Security Operations Centres (SOC & SOC-as-a-Service)

    Security Operations Centres (SOC & SOC-as-a-Service)

    South Africa currently stands at the epicentre of a regional cybersecurity crisis. According to Interpol, the country recorded 17,849 ransomware detections in 2024, the highest volume on the continent. The ESET Threat Report further highlights this exposure, noting that South Africa accounts for 40% of all ransomware attacks and nearly 35% of infostealer incidents across Africa. As organisations grapple with an expanding attack surface in a connected economy, the traditional model of reactive IT support has proven insufficient against sophisticated, AI-driven threats. To counter this, businesses are increasingly centralising their digital defences through a Security Operations Centre.

    What is an SOC?

    A Security Operations Centre (SOC) is a centralised function or team responsible for continuously monitoring, detecting and responding to cybersecurity threats. Unlike a standard IT help desk, the SOC is purely adversarial-focused. Its primary mission is to maintain high-fidelity visibility across the enterprise and minimise the Mean Time to Respond (MTTR) to incidents.

    In a modern security management and governance framework, the SOC acts as the nerve centre, integrating people, processes and threat detection technologies to safeguard digital assets.

    Comparing Security Operations Centres and SOC-as-a-Service

    The most significant strategic decision for a Chief Information Security Officer (CISO) is choosing between setting up an in-house security operations centre and SOC-as-a-Service.

    • The In-House SOC: This model provides full visibility and customisation of security logic, which is critical for sectors such as banking and government with unique compliance needs. However, the cost is substantial. Industry analysis suggests that a "minimum viable" in-house SOC requires at least six analysts to provide genuine 24/7 coverage. The combination of scarce skills, high labour costs and expensive licensing fees can quickly drive up costs, limiting the viability of an in-house SOC to the largest of companies.
    • SOC-as-a-Service (SOCaaS): For many mid-market organisations, the SOC-as-a-Service model offers a more pragmatic path. This subscription-based model provides immediate access to enterprise-grade tools and expert analysts at a fraction of the cost of an internal build.

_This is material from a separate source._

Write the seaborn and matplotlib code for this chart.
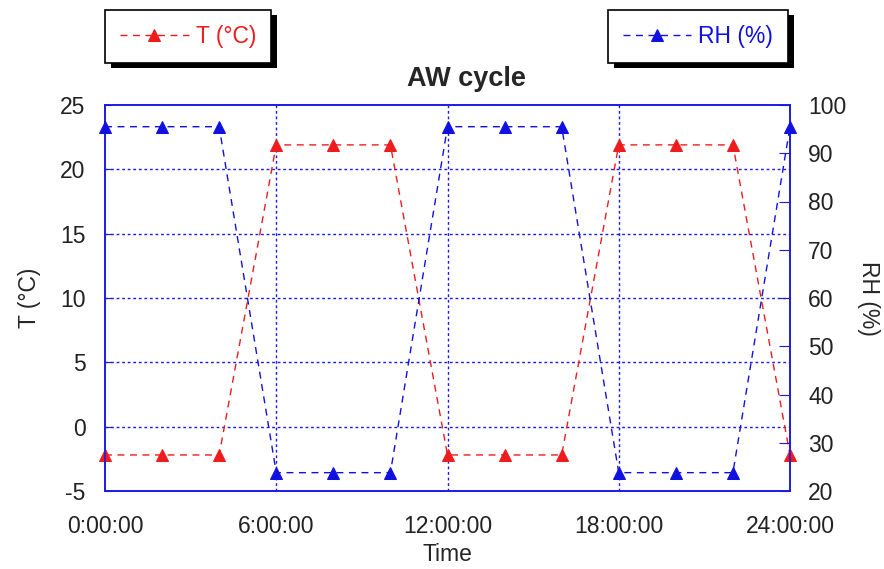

    South African Challenges: POPIA and the Skills Gap

    The drive toward centralised monitoring is not merely a technical choice but a regulatory necessity. Under the Protection of Personal Information Act (POPIA), organisations must prove they have implemented "appropriate technical and organisational measures" to secure personal data. A failure to do so can result in fines of up to R10 million and potentially catastrophic reputational damage.

    Furthermore, the Human Science Research Council reports that 63% of cybersecurity roles in the country are currently unfilled. This chronic shortage of human capital makes it difficult to maintain 24/7 monitoring and incident response lifecycle internally.

    Preparing the Next Generation of Leaders

    Bridging this gap requires a new calibre of IT professional who understands both the technical and strategic layers of security. The Central University of Technology (CUT) addresses this national challenge through its Postgraduate Diploma in Information Technology.

    This 100% online programme is designed for working professionals and offers specialised modules such as Advanced Information Security and Ethical Hacking. The curriculum demands high-level theoretical engagement and prepares graduates to design and build security operation centres that can withstand the evolving threats of the digital economy.

    By balancing rigorous academic theory with practical application, the PDIT ensures that South African IT leaders can make informed decisions about whether to build or buy security operations, ultimately fostering long-term organisational resilience.

    FAQs: Security Operations Centres

    1. What is the difference between an SOC and a Network Operations Centre (NOC)?

    A NOC focuses on network performance, availability, and uptime to ensure the network operates smoothly. Conversely, an SOC is adversarial-focused; its mission is to detect and respond to malicious intent and security breaches.

    2. How does an SOC support POPIA compliance?

    POPIA requires "continuous monitoring" and auditable logs to prove data integrity. An SOC provides the monitoring-as-a-service and reporting frameworks necessary to demonstrate compliance during a regulatory audit or following a breach notification.

    3. Does SOC-as-a-Service handle actual incident containment?

    Most mature SOCaaS providers include incident response capabilities, such as isolating compromised endpoints or disabling accounts. However, the specific level of response is usually defined in a Service Level Agreement (SLA).

    4. What is "alert fatigue," and how do modern SOCs manage it?

    Alert fatigue occurs when analysts are overwhelmed by a high volume of false positives. Modern SOCs use automated alerting and prioritisation and AI-driven triage to filter noise, allowing human experts to focus on "true positive" threats.

    5. Why is "Mean Time to Respond" (MTTR) the most critical SOC metric?

    MTTR measures the time it takes to contain a threat after detection. In an environment where attackers can move laterally through a network in under 30 minutes, a low MTTR is the primary indicator of an effective incident response lifecycle.